The important thing to remember, however, is that issues are not inherently cultural. They are framed as such by political and religious elites; the upshot is that the myriad political issues that implicate religion may not (yet) have a clear cultural alignment, making culture a less useful heuristic. This is more likely with lower salience issues. In other words, as we think about expanding the potential scope of religious effects to include lower salience issues, the cultural implications are less obvious than they are with, say, abortion. This makes their politics a bit less predictable and a lot more interesting. Djupe’s post on the Evangelical Immigration Table certainly speaks to this. These issues represent the higher hanging fruit, and they are overdue for examination.
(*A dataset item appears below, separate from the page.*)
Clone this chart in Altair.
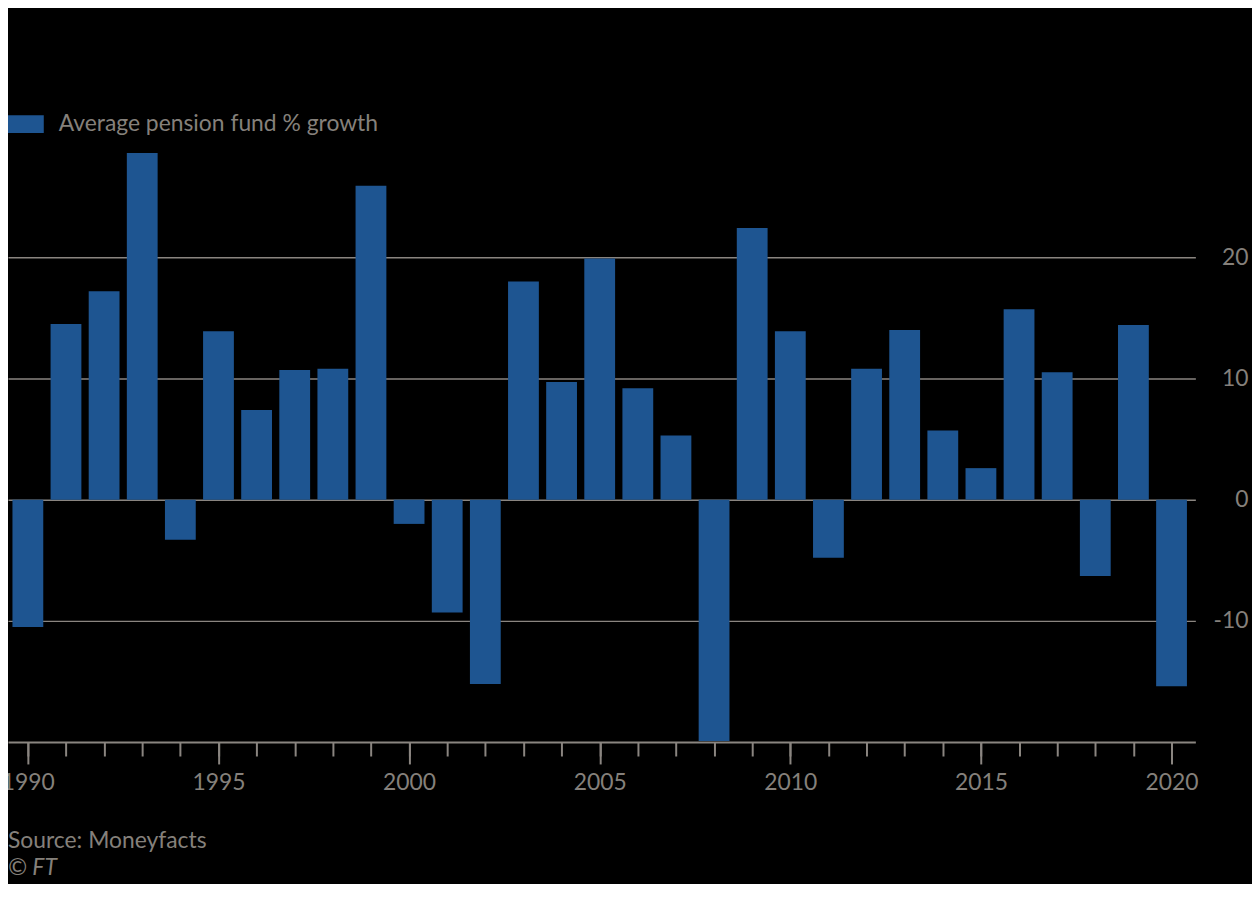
import altair as alt
import pandas as pd

years = list(range(1990, 2021))
growth = [-10.5, 14.5, 17.2, 28.6, -3.3, 13.9, 7.4, 10.7, 10.8, 25.9,
          -2.0, -9.3, -15.2, 18.0, 9.7, 19.9, 9.2, 5.3, -19.9, 22.4,
          13.9, -4.8, 10.8, 14.0, 5.7, 2.6, 15.7, 10.5, -6.3, 14.4, -15.4]
series_name = "Average pension fund % growth"
major_ticks = [1990, 1995, 2000, 2005, 2010, 2015, 2020]
y_ticks = [-10, 0, 10, 20]

df = pd.DataFrame({"year": years, "growth": growth, "series": series_name})

BAR = "#1e5591"
GRID = "#8a8580"
TEXT = "#85807b"
FONT = "Lato"

xscale = alt.Scale(domain=[1989.479, 2020.625], nice=False, zero=False, padding=0)
yscale = alt.Scale(domain=[-20, 30], nice=False)

bars = alt.Chart(df).mark_bar(size=31).encode(
    x=alt.X("year:Q", scale=xscale,
            axis=alt.Axis(orient="bottom", values=major_ticks, format="d",
                          title=None, grid=False,
                          tickSize=22, tickWidth=2, tickColor=GRID,
                          domain=True, domainColor=GRID, domainWidth=2,
                          labelFontSize=23, labelColor=TEXT, labelFont=FONT,
                          labelPadding=8, labelFlush=False)),
    y=alt.Y("growth:Q", scale=yscale,
            axis=alt.Axis(orient="right", values=y_ticks, title=None,
                          grid=True, gridColor=GRID, gridWidth=1.5,
                          domain=False, ticks=False,
                          labelExpr="'' + datum.value",
                          labelFontSize=23, labelColor=TEXT, labelFont=FONT,
                          labelAlign="right", labelPadding=53,
                          labelBaseline="middle")),
    color=alt.Color("series:N", scale=alt.Scale(range=[BAR]),
                    legend=alt.Legend(title=None, orient="none",
                                      legendX=0, legendY=-30,
                                      symbolType="M-1,-0.5L1,-0.5L1,0.5L-1,0.5Z",
                                      symbolSize=1296, symbolStrokeWidth=0,
                                      symbolOpacity=1,
                                      labelFontSize=23, labelColor=TEXT,
                                      labelFont=FONT, labelOffset=15,
                                      padding=0, labelLimit=600)),
)

minor = alt.Chart(df).mark_bar(opacity=0).encode(
    x=alt.X("year:Q", scale=xscale,
            axis=alt.Axis(orient="bottom", values=years, labels=False,
                          title=None, grid=False,
                          tickSize=14, tickWidth=2, tickColor=GRID,
                          domain=False)),
)

chart = alt.layer(minor, bars).resolve_axis(x="independent").properties(
    width=1195,
    height=610,
    autosize=alt.AutoSizeParams(type="none"),
    padding={"left": 0, "top": 126, "right": 57, "bottom": 140},
    background="#000000",
    title=alt.TitleParams(
        text="Source: Moneyfacts",
        subtitle="© FT",
        orient="bottom",
        anchor="start",
        frame="group",
        offset=36,
        font=FONT,
        fontSize=23,
        fontWeight="normal",
        color=TEXT,
        subtitleFont=FONT,
        subtitleFontSize=23,
        subtitleFontStyle="italic",
        subtitleColor=TEXT,
        subtitlePadding=4,
    ),
).configure_view(stroke=None)

chart.save("out.html", embed_options={"renderer": "svg", "actions": False})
Elizabeth A. Oldmixon is associate professor of political science at the University of North Texas and editor-in-chief of Politics and Religion. She can be contacted via Twitter. Further information can be found on her personal website.  


Notes

[1] True confession: I wrote this post in part as an excuse to share a picture of my dogs, Pup Francis and Ruth Ginsburg.

[2] “Don’t act surprised, you guys, cuz I wrote [some of] ‘em.”

[3] In 2015 Pew Research Center recently asked Americans what they thought Congress’s and the president’s top priorities should be, providing respondents with a list of 24 possible issues. Animal welfare was not even included on its list.

[4] I haven’t archived the dataset yet, as the article is not yet in print. I am happy to share nevertheless. Drop me a line if you’d like to have it.

[5] In the model on which this figure is based, Mainline Protestants comprise the reference category. Evangelicals are indistinguishable from Mainline Protestants.